• _Requirement_
For this exercise, repeat all of the material verbatim apart from its images.

%%

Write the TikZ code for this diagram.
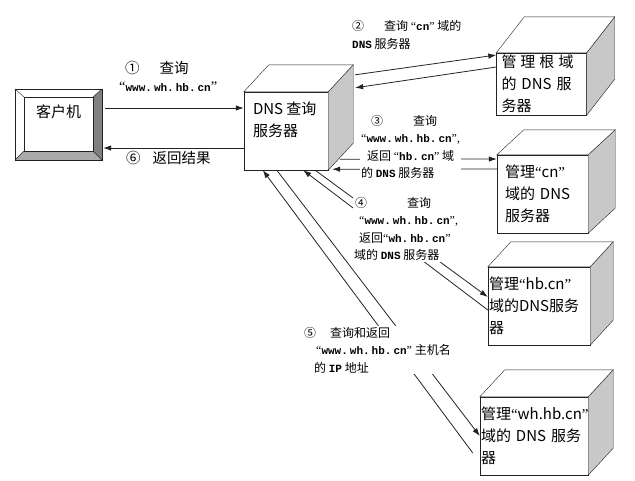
\documentclass[tikz,border=0pt]{standalone}
\usepackage{fontspec}
\usepackage{xcolor}
\usetikzlibrary{arrows.meta}
\setmainfont{Noto Sans CJK SC}
\newfontfamily\monofont{Liberation Mono}
\newfontfamily\latinfont{Liberation Serif}
\definecolor{linegray}{RGB}{35,35,35}
\definecolor{sidegray}{RGB}{200,200,200}
\definecolor{beveldark}{RGB}{128,128,128}
\definecolor{bevellight}{RGB}{170,170,170}
\newcommand{\quoted}[1]{{\latinfont“}{#1}{\latinfont”}}
\newcommand{\dom}[1]{{\monofont\bfseries\fontsize{11}{17.5}\selectfont #1}}
\newcommand{\site}{\dom{www.\kern2pt wh.\kern2pt hb.\kern2pt cn}}
\newcommand{\drawcube}[3]{%
 \draw[linegray, fill=sidegray] (#1.north east) -- ++(#2,#3) -- ([shift={(#2,#3)}]#1.south east) -- (#1.south east) -- cycle;
 \draw[linegray, fill=white] (#1.north west) -- ++(#2,#3) -- ([shift={(#2,#3)}]#1.north east) -- (#1.north east) -- cycle;
}
\tikzset{
 hostbox/.style={
 rectangle,
 draw=linegray,
 fill=white,
 minimum width=87pt,
 minimum height=71pt,
 inner sep=0pt,
 text depth=27pt,
 font=\fontsize{15}{19}\selectfont
 },
 srvbox/.style={
 rectangle,
 draw=linegray,
 fill=white,
 align=left,
 inner ysep=0pt,
 inner xsep=10pt,
 font=\fontsize{15}{22}\selectfont
 },
 lbl/.style={
 fill=white,
 inner sep=1pt,
 align=left,
 anchor=west,
 font=\fontsize{12}{17.5}\selectfont
 },
 biglbl/.style={
 inner sep=1pt,
 align=left,
 anchor=west,
 font=\fontsize{14.5}{18}\selectfont
 },
 flowarrow/.style={-{Latex[length=8pt,width=5.5pt]}, line width=0.8pt, draw=linegray}
}

\begin{document}
\begin{tikzpicture}[x=1pt,y=-1pt]
 \useasboundingbox (0,0) rectangle (635,480);

 % client with bevelled frame
 \node[hostbox] (client) at (58.5,124.5) {客户机};
 \coordinate (cin1) at ([shift={(9,8)}]client.north west);
 \coordinate (cin2) at ([shift={(-9,8)}]client.north east);
 \coordinate (cin3) at ([shift={(-9,-9)}]client.south east);
 \coordinate (cin4) at ([shift={(9,-9)}]client.south west);
 \fill[beveldark] (client.north east) -- (cin2) -- (cin3) -- (client.south east) -- cycle;
 \fill[bevellight] (client.south west) -- (cin4) -- (cin3) -- (client.south east) -- cycle;
 \draw[linegray] (cin1) rectangle (cin3);
 \draw[linegray] (client.north west) -- (cin1) (client.north east) -- (cin2)
 (client.south east) -- (cin3) (client.south west) -- (cin4);
 \draw[linegray] (client.north west) rectangle (client.south east);

 % servers
 \node[srvbox, minimum width=84pt, minimum height=78pt, inner xsep=9pt, inner ysep=10pt] (dns) at (286,131)
 {\parbox[c][58pt][t]{66pt}{DNS 查询\\服务器}};
 \drawcube{dns}{25}{-27}
 \node[srvbox, text width=80pt, inner xsep=5pt, minimum height=62pt] (root) at (541.5,84)
 {管\kern4pt 理\kern4pt 根\kern4pt 域\\的 DNS 服\\务器};
 \drawcube{root}{28}{-36}
 \node[srvbox, text width=75pt, inner xsep=8pt, minimum height=78pt] (cns) at (542.5,194)
 {管理\quoted{cn}\\域的 DNS\\服务器};
 \drawcube{cns}{27}{-25}
 \node[srvbox, text width=100pt, inner xsep=1pt, minimum height=78pt] (hbs) at (539,306)
 {管理\quoted{hb.cn}\\域的DNS服务\\器};
 \drawcube{hbs}{23}{-25}
 \node[srvbox, text width=106pt, inner xsep=1pt, minimum height=78pt] (whs) at (534,436)
 {管理\quoted{wh.hb.cn}\\域的 DNS 服务\\器};
 \drawcube{whs}{25}{-27}

 \draw[flowarrow] ([shift={(3,-16.5)}]client.east) -- ([yshift=16.5pt]client.east -| dns.west);
 \draw[flowarrow] ([yshift=-23.5pt]client.east -| dns.west) -- ([shift={(1,23.5)}]client.east);
 \draw[flowarrow] ([shift={(27,-17)}]dns.north east) -- ([yshift=29pt]root.west);
 \draw[flowarrow] ([yshift=17pt]root.west) -- ([shift={(27,-4)}]dns.north east);
 \draw[flowarrow] ([shift={(12,-11)}]dns.south east) -- ([yshift=35pt]cns.west);
 \draw[flowarrow] ([yshift=25pt]cns.west) -- ([shift={(4,-1)}]dns.south east);
 \draw[flowarrow] ([yshift=-4pt]hbs.west) -- ([xshift=-25pt]dns.south east);
 \draw[flowarrow] ([xshift=-13pt]dns.south east) -- ([yshift=9pt]hbs.west);
 \draw[flowarrow] ([shift={(-7,17)}]whs.west) -- ([xshift=19pt]dns.south west);
 \draw[flowarrow] ([xshift=33pt]dns.south west) -- (whs.west);

 % step labels
 \node[biglbl] (step1) at (118,76) {\hspace{6pt}①\hspace{20pt}查询\\\quoted{\site}};
 \node[biglbl] (step6) at (125,158) {⑥\hspace{12pt}返回结果};
 \node[lbl] (step2) at (351,35) {②\hspace{20pt}查询 \quoted{\dom{cn}} 域的\\\dom{DNS} 服务器};
 \node[lbl] (step3) at (360,147) {\hspace{10pt}③\hspace{30pt}查询\\\quoted{\site}{\latinfont,}\\
 \hspace{6pt}返回 \quoted{\dom{hb.\kern2pt cn}} 域\\的 \dom{DNS} 服务器};
 \node[lbl] (step4) at (353,229) {\hspace{1pt}④\hspace{40pt}查询\\\hspace{5pt}\quoted{\site}{\latinfont,}\\
 \hspace{5pt}返回\quoted{\dom{wh.\kern2pt hb.\kern2pt cn}}\\域的 \dom{DNS} 服务器};
 \node[lbl] (step5) at (303,350) {⑤\hspace{14pt}查询和返回\\\hspace{12pt}\quoted{\site} 主机名\\
 \hspace{10pt}的 \dom{IP} 地址};
\end{tikzpicture}
\end{document}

%%

• _Task output_
Write the TikZ code for this diagram.
\documentclass[tikz,border=0pt]{standalone}
\usepackage{fontspec}
\usepackage{xcolor}
\usetikzlibrary{arrows.meta}
\setmainfont{Noto Sans CJK SC}
\newfontfamily\monofont{Liberation Mono}
\newfontfamily\latinfont{Liberation Serif}
\definecolor{linegray}{RGB}{35,35,35}
\definecolor{sidegray}{RGB}{200,200,200}
\definecolor{beveldark}{RGB}{128,128,128}
\definecolor{bevellight}{RGB}{170,170,170}
\newcommand{\quoted}[1]{{\latinfont“}{#1}{\latinfont”}}
\newcommand{\dom}[1]{{\monofont\bfseries\fontsize{11}{17.5}\selectfont #1}}
\newcommand{\site}{\dom{www.\kern2pt wh.\kern2pt hb.\kern2pt cn}}
\newcommand{\drawcube}[3]{%
 \draw[linegray, fill=sidegray] (#1.north east) -- ++(#2,#3) -- ([shift={(#2,#3)}]#1.south east) -- (#1.south east) -- cycle;
 \draw[linegray, fill=white] (#1.north west) -- ++(#2,#3) -- ([shift={(#2,#3)}]#1.north east) -- (#1.north east) -- cycle;
}
\tikzset{
 hostbox/.style={
 rectangle,
 draw=linegray,
 fill=white,
 minimum width=87pt,
 minimum height=71pt,
 inner sep=0pt,
 text depth=27pt,
 font=\fontsize{15}{19}\selectfont
 },
 srvbox/.style={
 rectangle,
 draw=linegray,
 fill=white,
 align=left,
 inner ysep=0pt,
 inner xsep=10pt,
 font=\fontsize{15}{22}\selectfont
 },
 lbl/.style={
 fill=white,
 inner sep=1pt,
 align=left,
 anchor=west,
 font=\fontsize{12}{17.5}\selectfont
 },
 biglbl/.style={
 inner sep=1pt,
 align=left,
 anchor=west,
 font=\fontsize{14.5}{18}\selectfont
 },
 flowarrow/.style={-{Latex[length=8pt,width=5.5pt]}, line width=0.8pt, draw=linegray}
}

\begin{document}
\begin{tikzpicture}[x=1pt,y=-1pt]
 \useasboundingbox (0,0) rectangle (635,480);

 % client with bevelled frame
 \node[hostbox] (client) at (58.5,124.5) {客户机};
 \coordinate (cin1) at ([shift={(9,8)}]client.north west);
 \coordinate (cin2) at ([shift={(-9,8)}]client.north east);
 \coordinate (cin3) at ([shift={(-9,-9)}]client.south east);
 \coordinate (cin4) at ([shift={(9,-9)}]client.south west);
 \fill[beveldark] (client.north east) -- (cin2) -- (cin3) -- (client.south east) -- cycle;
 \fill[bevellight] (client.south west) -- (cin4) -- (cin3) -- (client.south east) -- cycle;
 \draw[linegray] (cin1) rectangle (cin3);
 \draw[linegray] (client.north west) -- (cin1) (client.north east) -- (cin2)
 (client.south east) -- (cin3) (client.south west) -- (cin4);
 \draw[linegray] (client.north west) rectangle (client.south east);

 % servers
 \node[srvbox, minimum width=84pt, minimum height=78pt, inner xsep=9pt, inner ysep=10pt] (dns) at (286,131)
 {\parbox[c][58pt][t]{66pt}{DNS 查询\\服务器}};
 \drawcube{dns}{25}{-27}
 \node[srvbox, text width=80pt, inner xsep=5pt, minimum height=62pt] (root) at (541.5,84)
 {管\kern4pt 理\kern4pt 根\kern4pt 域\\的 DNS 服\\务器};
 \drawcube{root}{28}{-36}
 \node[srvbox, text width=75pt, inner xsep=8pt, minimum height=78pt] (cns) at (542.5,194)
 {管理\quoted{cn}\\域的 DNS\\服务器};
 \drawcube{cns}{27}{-25}
 \node[srvbox, text width=100pt, inner xsep=1pt, minimum height=78pt] (hbs) at (539,306)
 {管理\quoted{hb.cn}\\域的DNS服务\\器};
 \drawcube{hbs}{23}{-25}
 \node[srvbox, text width=106pt, inner xsep=1pt, minimum height=78pt] (whs) at (534,436)
 {管理\quoted{wh.hb.cn}\\域的 DNS 服务\\器};
 \drawcube{whs}{25}{-27}

 \draw[flowarrow] ([shift={(3,-16.5)}]client.east) -- ([yshift=16.5pt]client.east -| dns.west);
 \draw[flowarrow] ([yshift=-23.5pt]client.east -| dns.west) -- ([shift={(1,23.5)}]client.east);
 \draw[flowarrow] ([shift={(27,-17)}]dns.north east) -- ([yshift=29pt]root.west);
 \draw[flowarrow] ([yshift=17pt]root.west) -- ([shift={(27,-4)}]dns.north east);
 \draw[flowarrow] ([shift={(12,-11)}]dns.south east) -- ([yshift=35pt]cns.west);
 \draw[flowarrow] ([yshift=25pt]cns.west) -- ([shift={(4,-1)}]dns.south east);
 \draw[flowarrow] ([yshift=-4pt]hbs.west) -- ([xshift=-25pt]dns.south east);
 \draw[flowarrow] ([xshift=-13pt]dns.south east) -- ([yshift=9pt]hbs.west);
 \draw[flowarrow] ([shift={(-7,17)}]whs.west) -- ([xshift=19pt]dns.south west);
 \draw[flowarrow] ([xshift=33pt]dns.south west) -- (whs.west);

 % step labels
 \node[biglbl] (step1) at (118,76) {\hspace{6pt}①\hspace{20pt}查询\\\quoted{\site}};
 \node[biglbl] (step6) at (125,158) {⑥\hspace{12pt}返回结果};
 \node[lbl] (step2) at (351,35) {②\hspace{20pt}查询 \quoted{\dom{cn}} 域的\\\dom{DNS} 服务器};
 \node[lbl] (step3) at (360,147) {\hspace{10pt}③\hspace{30pt}查询\\\quoted{\site}{\latinfont,}\\
 \hspace{6pt}返回 \quoted{\dom{hb.\kern2pt cn}} 域\\的 \dom{DNS} 服务器};
 \node[lbl] (step4) at (353,229) {\hspace{1pt}④\hspace{40pt}查询\\\hspace{5pt}\quoted{\site}{\latinfont,}\\
 \hspace{5pt}返回\quoted{\dom{wh.\kern2pt hb.\kern2pt cn}}\\域的 \dom{DNS} 服务器};
 \node[lbl] (step5) at (303,350) {⑤\hspace{14pt}查询和返回\\\hspace{12pt}\quoted{\site} 主机名\\
 \hspace{10pt}的 \dom{IP} 地址};
\end{tikzpicture}
\end{document}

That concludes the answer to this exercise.